Short exercise: Pull out from the material below all lines with "React".

— START OF Stored data —

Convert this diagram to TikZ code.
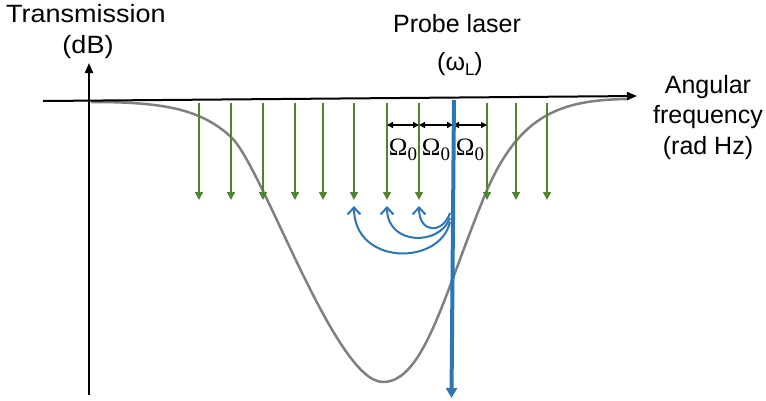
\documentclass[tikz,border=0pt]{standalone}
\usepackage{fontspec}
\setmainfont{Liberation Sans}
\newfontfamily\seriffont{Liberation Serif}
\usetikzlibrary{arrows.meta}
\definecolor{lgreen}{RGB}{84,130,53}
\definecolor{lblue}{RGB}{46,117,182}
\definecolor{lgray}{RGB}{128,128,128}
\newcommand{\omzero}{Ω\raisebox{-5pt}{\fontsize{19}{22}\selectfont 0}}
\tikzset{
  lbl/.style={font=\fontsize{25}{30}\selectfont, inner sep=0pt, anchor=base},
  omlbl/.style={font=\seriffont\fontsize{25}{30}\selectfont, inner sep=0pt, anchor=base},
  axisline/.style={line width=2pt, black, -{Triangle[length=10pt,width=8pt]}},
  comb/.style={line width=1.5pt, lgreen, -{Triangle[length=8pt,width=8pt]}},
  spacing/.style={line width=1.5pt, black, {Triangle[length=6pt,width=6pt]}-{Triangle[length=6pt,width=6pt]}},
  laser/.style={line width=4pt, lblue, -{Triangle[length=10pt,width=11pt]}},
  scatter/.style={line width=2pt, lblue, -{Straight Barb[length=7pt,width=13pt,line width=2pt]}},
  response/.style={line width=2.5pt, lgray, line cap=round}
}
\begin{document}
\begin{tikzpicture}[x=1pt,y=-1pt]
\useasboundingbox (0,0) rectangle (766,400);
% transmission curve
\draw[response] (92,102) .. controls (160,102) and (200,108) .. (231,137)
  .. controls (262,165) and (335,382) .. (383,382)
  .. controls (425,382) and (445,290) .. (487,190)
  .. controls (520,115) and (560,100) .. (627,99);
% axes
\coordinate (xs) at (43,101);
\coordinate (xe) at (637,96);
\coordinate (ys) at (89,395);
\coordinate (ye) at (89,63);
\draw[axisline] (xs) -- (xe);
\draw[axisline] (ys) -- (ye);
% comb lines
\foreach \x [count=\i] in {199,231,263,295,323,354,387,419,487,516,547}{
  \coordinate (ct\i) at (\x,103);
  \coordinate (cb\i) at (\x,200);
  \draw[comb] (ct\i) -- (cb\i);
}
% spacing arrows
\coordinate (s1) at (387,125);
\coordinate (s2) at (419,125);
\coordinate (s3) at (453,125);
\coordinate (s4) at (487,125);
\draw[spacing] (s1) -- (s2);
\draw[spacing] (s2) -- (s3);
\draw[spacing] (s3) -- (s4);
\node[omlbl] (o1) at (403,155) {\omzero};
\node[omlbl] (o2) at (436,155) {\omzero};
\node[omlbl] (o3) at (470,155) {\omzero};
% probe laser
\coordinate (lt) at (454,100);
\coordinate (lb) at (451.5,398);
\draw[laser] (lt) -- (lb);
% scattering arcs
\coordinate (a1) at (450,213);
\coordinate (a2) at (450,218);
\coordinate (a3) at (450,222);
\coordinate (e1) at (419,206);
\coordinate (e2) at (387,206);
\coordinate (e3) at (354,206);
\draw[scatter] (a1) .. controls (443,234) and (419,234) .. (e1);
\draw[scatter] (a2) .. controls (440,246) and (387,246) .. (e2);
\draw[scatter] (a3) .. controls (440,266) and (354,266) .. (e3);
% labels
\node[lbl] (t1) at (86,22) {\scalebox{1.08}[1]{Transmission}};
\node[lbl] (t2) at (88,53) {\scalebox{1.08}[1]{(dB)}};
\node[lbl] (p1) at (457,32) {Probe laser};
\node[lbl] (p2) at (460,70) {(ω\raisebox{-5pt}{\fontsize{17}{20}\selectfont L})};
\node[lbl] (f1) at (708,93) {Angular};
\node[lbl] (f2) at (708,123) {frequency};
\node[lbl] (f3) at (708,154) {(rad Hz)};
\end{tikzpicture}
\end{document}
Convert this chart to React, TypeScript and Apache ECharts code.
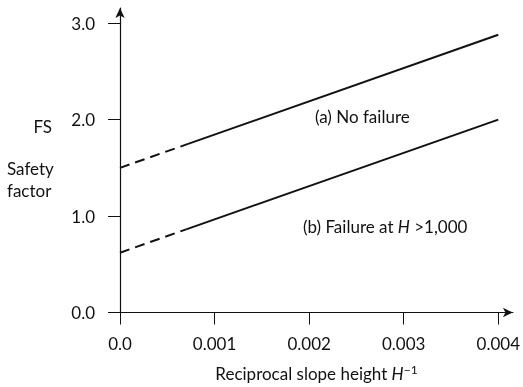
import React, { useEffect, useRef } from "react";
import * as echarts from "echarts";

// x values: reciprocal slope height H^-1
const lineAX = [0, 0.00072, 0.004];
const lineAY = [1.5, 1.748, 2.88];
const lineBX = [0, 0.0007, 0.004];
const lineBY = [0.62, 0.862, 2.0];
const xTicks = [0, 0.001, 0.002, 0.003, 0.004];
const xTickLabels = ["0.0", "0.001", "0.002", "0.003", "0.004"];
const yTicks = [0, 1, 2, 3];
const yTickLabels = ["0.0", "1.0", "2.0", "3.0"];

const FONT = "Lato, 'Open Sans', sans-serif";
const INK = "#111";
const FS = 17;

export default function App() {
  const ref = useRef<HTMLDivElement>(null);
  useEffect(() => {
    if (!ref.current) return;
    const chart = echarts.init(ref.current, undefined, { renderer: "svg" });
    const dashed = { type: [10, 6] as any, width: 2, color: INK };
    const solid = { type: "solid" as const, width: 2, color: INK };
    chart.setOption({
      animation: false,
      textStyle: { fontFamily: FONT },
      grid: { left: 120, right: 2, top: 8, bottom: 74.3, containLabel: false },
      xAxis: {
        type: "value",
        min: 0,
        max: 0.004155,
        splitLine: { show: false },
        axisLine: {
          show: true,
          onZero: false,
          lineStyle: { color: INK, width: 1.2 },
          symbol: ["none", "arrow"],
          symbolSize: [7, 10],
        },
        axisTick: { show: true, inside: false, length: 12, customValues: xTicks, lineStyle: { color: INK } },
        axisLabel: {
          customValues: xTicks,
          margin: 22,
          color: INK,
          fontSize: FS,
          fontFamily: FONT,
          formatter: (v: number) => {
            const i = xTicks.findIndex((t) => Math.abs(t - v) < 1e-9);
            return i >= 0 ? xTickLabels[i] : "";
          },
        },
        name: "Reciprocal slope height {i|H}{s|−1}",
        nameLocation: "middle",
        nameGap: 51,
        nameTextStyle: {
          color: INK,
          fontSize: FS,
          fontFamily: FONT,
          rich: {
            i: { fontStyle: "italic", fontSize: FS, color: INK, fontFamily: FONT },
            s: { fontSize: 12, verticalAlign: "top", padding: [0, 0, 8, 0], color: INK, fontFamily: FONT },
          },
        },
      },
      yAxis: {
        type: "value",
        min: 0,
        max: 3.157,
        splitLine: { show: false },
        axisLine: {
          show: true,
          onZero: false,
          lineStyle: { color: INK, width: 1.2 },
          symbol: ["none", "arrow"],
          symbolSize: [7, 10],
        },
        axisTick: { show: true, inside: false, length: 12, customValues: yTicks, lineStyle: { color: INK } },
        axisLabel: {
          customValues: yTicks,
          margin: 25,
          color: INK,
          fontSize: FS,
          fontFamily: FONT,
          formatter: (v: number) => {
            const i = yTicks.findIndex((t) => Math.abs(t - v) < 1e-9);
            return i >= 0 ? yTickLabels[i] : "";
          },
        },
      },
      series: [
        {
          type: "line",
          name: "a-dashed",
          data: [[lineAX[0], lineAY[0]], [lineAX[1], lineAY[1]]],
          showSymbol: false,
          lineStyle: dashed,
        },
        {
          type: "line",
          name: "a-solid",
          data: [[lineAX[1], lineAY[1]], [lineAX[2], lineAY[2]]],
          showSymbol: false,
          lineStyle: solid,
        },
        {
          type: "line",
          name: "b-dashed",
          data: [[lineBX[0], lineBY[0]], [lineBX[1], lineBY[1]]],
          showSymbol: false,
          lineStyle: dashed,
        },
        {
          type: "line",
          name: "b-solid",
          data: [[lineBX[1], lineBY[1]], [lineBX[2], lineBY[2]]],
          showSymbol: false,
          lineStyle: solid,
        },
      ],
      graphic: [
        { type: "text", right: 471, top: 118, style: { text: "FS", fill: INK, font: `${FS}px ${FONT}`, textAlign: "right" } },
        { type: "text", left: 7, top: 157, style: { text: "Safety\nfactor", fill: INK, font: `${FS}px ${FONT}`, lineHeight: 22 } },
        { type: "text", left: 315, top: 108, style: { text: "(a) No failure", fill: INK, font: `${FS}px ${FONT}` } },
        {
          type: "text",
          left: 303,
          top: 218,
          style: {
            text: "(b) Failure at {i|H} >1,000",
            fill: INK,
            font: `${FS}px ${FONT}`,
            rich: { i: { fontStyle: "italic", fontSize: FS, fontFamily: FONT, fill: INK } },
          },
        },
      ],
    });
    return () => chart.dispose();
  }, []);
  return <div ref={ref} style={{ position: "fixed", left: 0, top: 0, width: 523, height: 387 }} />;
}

— END OF Stored data —

Full output:
Convert this chart to React, TypeScript and Apache ECharts code.
import React, { useEffect, useRef } from "react";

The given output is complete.